Collected data:

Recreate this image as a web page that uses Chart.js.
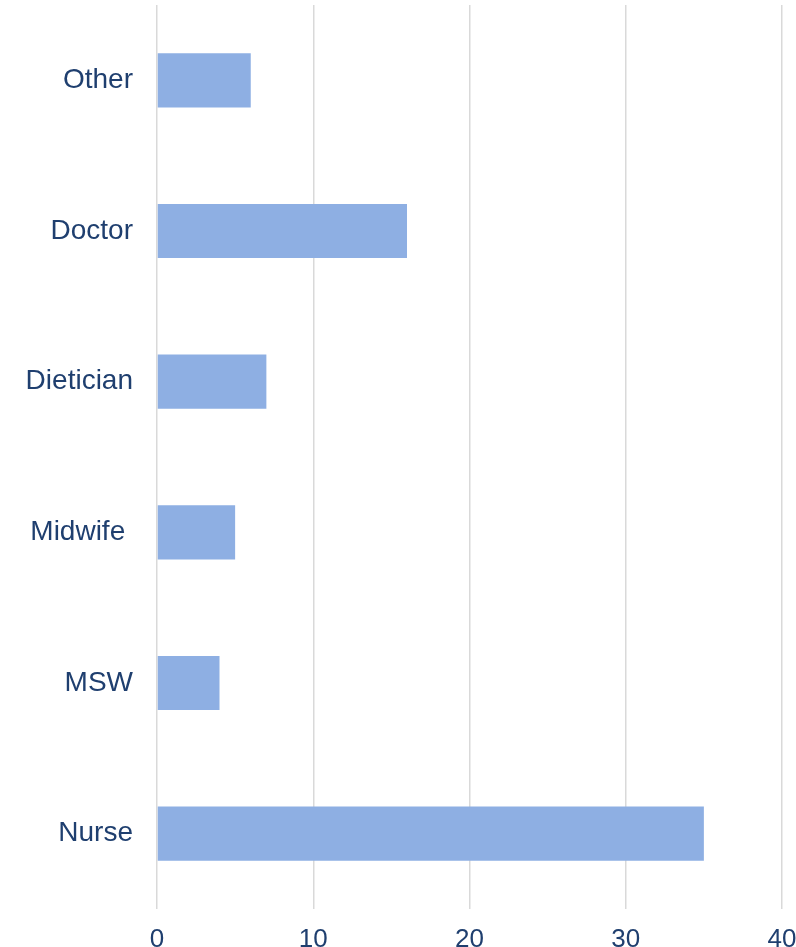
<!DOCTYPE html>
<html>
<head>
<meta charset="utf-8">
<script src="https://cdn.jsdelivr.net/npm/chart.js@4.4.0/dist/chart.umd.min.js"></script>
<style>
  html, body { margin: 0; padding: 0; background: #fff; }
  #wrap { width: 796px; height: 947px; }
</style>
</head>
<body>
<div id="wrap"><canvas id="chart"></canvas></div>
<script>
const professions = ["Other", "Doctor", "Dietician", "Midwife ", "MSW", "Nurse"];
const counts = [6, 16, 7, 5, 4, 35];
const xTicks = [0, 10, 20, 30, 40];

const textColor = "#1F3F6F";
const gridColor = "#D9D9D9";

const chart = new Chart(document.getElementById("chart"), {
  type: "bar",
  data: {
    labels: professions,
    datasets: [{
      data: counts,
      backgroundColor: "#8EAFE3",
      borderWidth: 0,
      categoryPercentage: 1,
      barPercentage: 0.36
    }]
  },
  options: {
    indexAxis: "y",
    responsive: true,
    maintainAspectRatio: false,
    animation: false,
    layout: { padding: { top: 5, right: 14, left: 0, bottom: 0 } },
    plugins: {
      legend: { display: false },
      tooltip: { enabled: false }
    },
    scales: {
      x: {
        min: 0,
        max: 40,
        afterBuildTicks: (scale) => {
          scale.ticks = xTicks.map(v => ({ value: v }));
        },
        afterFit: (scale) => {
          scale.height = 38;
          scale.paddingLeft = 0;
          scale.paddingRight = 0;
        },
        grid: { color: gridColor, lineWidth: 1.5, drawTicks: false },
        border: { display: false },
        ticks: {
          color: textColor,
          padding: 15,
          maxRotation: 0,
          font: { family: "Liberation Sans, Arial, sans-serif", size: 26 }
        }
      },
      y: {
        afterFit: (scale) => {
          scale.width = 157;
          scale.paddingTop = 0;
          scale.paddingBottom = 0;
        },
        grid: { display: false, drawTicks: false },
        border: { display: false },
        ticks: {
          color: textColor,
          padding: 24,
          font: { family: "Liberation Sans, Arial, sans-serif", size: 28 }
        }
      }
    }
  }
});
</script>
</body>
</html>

What to produce: Copy the data character for character, but drop all pictures from the copy.

Exercise response:
Recreate this image as a web page that uses Chart.js.
<!DOCTYPE html>
<html>
<head>
<meta charset="utf-8">
<script src="https://cdn.jsdelivr.net/npm/chart.js@4.4.0/dist/chart.umd.min.js"></script>
<style>
  html, body { margin: 0; padding: 0; background: #fff; }
  #wrap { width: 796px; height: 947px; }
</style>
</head>
<body>
<div id="wrap"><canvas id="chart"></canvas></div>
<script>
const professions = ["Other", "Doctor", "Dietician", "Midwife ", "MSW", "Nurse"];
const counts = [6, 16, 7, 5, 4, 35];
const xTicks = [0, 10, 20, 30, 40];

const textColor = "#1F3F6F";
const gridColor = "#D9D9D9";

const chart = new Chart(document.getElementById("chart"), {
  type: "bar",
  data: {
    labels: professions,
    datasets: [{
      data: counts,
      backgroundColor: "#8EAFE3",
      borderWidth: 0,
      categoryPercentage: 1,
      barPercentage: 0.36
    }]
  },
  options: {
    indexAxis: "y",
    responsive: true,
    maintainAspectRatio: false,
    animation: false,
    layout: { padding: { top: 5, right: 14, left: 0, bottom: 0 } },
    plugins: {
      legend: { display: false },
      tooltip: { enabled: false }
    },
    scales: {
      x: {
        min: 0,
        max: 40,
        afterBuildTicks: (scale) => {
          scale.ticks = xTicks.map(v => ({ value: v }));
        },
        afterFit: (scale) => {
          scale.height = 38;
          scale.paddingLeft = 0;
          scale.paddingRight = 0;
        },
        grid: { color: gridColor, lineWidth: 1.5, drawTicks: false },
        border: { display: false },
        ticks: {
          color: textColor,
          padding: 15,
          maxRotation: 0,
          font: { family: "Liberation Sans, Arial, sans-serif", size: 26 }
        }
      },
      y: {
        afterFit: (scale) => {
          scale.width = 157;
          scale.paddingTop = 0;
          scale.paddingBottom = 0;
        },
        grid: { display: false, drawTicks: false },
        border: { display: false },
        ticks: {
          color: textColor,
          padding: 24,
          font: { family: "Liberation Sans, Arial, sans-serif", size: 28 }
        }
      }
    }
  }
});
</script>
</body>
</html>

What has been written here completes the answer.